Le prochain aura lieu en septembre sur le thème du chapeau et
rassemblera, comme a son habitude, une centaine de mannequins venus de
toute la région. L’association évolue dans un bouillonnement permanent. A
partir des dons, des achats, des prêts, les thèmes des manifestations
s’imposent et les vitrines du musée se garnissent.
C’est par un boutis du XVIIIe siècle, donné au Conservatoire, que la visite commence. A ne pas confondre avec le piqué : « Le piqué, c'est un tissu de dessous, une couche de ouate et un tissu de dessus piqué selon des motifs. Quant au boutis, c'est un tissu de dessous et un tissu de dessus piqués selon des motifs, lesquels sont bourrés avec des mèches de coton. Ainsi, pour un ouvrage de 80 centimètre sur 30 avec le même motif, un ouvrage piqué nécessite 26 heures de travail, alors qu'un boutis, il en faut 260. Donc lorsque vous voyez un boutis sur le marché à 30 €, c’est que ça n’en est pas un » s’amuse Sylvette. Celui-ci est remarquablement conservé. Ses motifs de grenade, symbole de la fécondité, font penser à Sylvette qu’il a été fabriqué à l’occasion d’un mariage ou d’une naissance. Au fil de la visite, la composition du costume se dévoile. Il y a la chemise, le corset, le ou les jupons selon la température et le rang social, le caraco, la jupe, le fichu sur les épaules et l’indispensable tablier. « Il y a toujours un tablier car il cache l’ouverture de la jupe ou de la robe qui se situe devant. Il peut être en soie de la même couleur que la robe ou plus rustique pour les paysannes, mais il est toujours là », explique Sylvette. Et il y a, enfin, un élément fondamental qui est la coiffe à la grecque, froncée au niveau du chignon. Apparue au début du XIXe, c’est elle qui distingue le costume du comtat Vénaissin avec celui des régions de Provence.
En tout, près de 4000 pièces composent les collections du Conservatoire. Parmi ces nombreux objets, le clavier, un petit crochet qui s’attache à la taille et au bout duquel les femmes laissaient pendre une paire de ciseaux. « A partir du moment où les jeunes filles étaient assez grandes pour tenir une aiguille, elles fabriquaient leur trousseau. Une fois mariée, leur mari ajoutait, aux côtés de la paire de ciseau, les clés de la maison ou de l’armoire, dont le contenu était très précieux, en signe de reconnaissance d’être maintenant la maîtresse de maison » ajoute Sylvette. Elle a en mémoire chaque pièce qui compose la collection, au point de reconnaitre au premier coup d’œil un caraco dont le motif est exactement identique à celui d’une jupe achetée 4 ans plus tôt. Chineuse et négociatrice hors pair, elle écume les antiquaires de la région et s’est même essayée aux enchères par téléphone. Elle est incontestablement la personne la mieux renseignée sur ce que contiennent les vieilles malles qui dorment dans les greniers de Pernes-les-Fontaines. Si Sylvette peut farouchement négocier le prix des robes, c’est grâce à sa botte secrète : la clique de couturières prête à réassembler des compositions complexes et à restaurer des ouvrages partis en lambeaux.

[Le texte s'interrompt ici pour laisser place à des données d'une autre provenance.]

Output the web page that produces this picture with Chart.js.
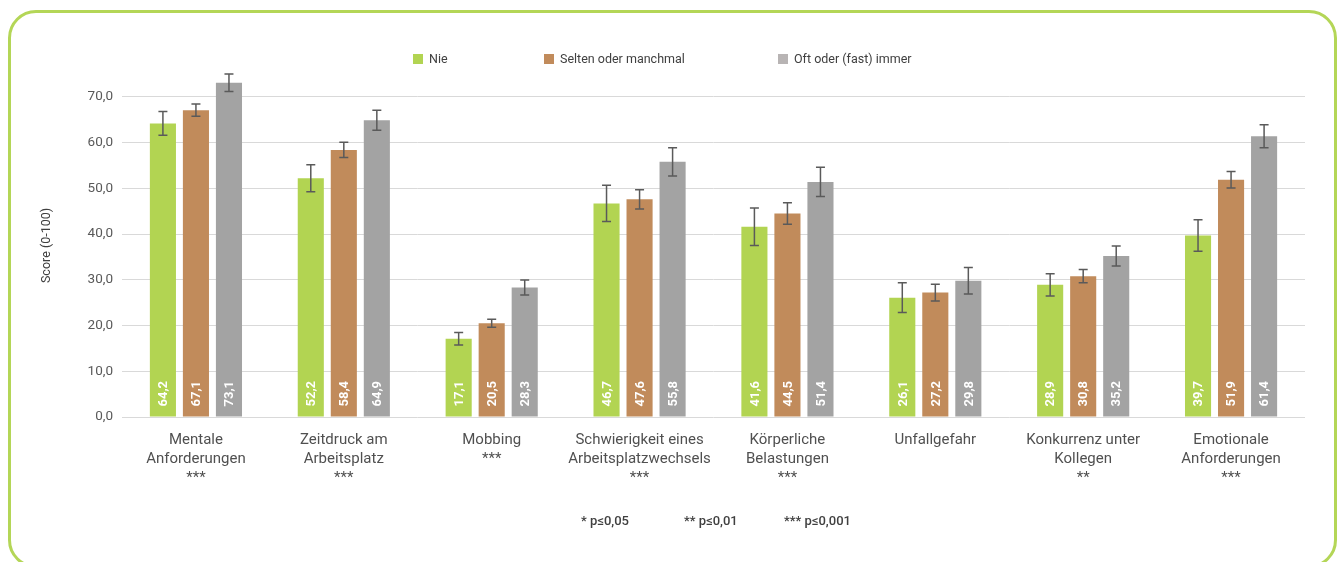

Dans la pièce de cette vieille maison de ville qui abritait autrefois les lapins, quelques couturières sont au boulot, chacune sur son ouvrage. Elles reproduisent fidèlement, à la main, des vêtements d’époque dont les patrons ont été reconstitués et ajustés, ou redonnent vie à des robes dont les tissus ont été rongés par le temps. La bonne humeur est de mise. Pour vous assurer leurs faveurs, flattez la comtadine. « Il faut 4 mètres de tissu pour avoir 1 mètre de jupe, lance Elise, une couturière de l’association à l’œil malicieux. Ensuite on fronce le tissu pour créer du volume. C’est le propre de la comtadine, d’être ronde, plantureuse. On dirait une grosse poule qui couve ses poussins. Le comtat était à 90% agricole alors les dames travaillaient au champ. Voyez madame Gabert, notre présidente a été choisie à l’image de la comtadine ! C’est elle qui s’occupe des mannequins » Sylvette, visiblement aguerrie à l’humour d’Elise, poursuit : « Quand on travaille une robe, je finis presque par voir la personne qui était dedans, entre sa taille, sa corpulence, sa poitrine. Lorsque la robe fait 51 centimètres de tour de taille, je fais de la chirurgie esthétique sur le mannequin pour pouvoir l'ajuster à la robe ! » Car bien entendu, chaque vêtement est fait sur mesure, ce qui rend les prêts et autres transactions quasi-impossibles. C’est la raison pour laquelle les couturières du conservatoire seront à n’en pas douter les mieux costumées des fêtes du patrimoine et c’est la raison pour laquelle celles et ceux qui voudraient obtenir un habit doivent d’abord manier l’aiguille. « Au début tout le monde faisait le même caraco, tout le monde se retrouvait habillé pareil. Ça m’énervait alors nous avons trouvé d’autres patrons, ajoute Sylvette. Tout le monde peut venir coudre avec nous, même les débutants bien sûr, car nous sommes là pour les aider à réaliser leur costume.» Avis aux amateurs, vous avez jusqu’en 2024 pour rejoindre Sylvette et sa bande et être prêt pour les prochaines fêtes du patrimoine !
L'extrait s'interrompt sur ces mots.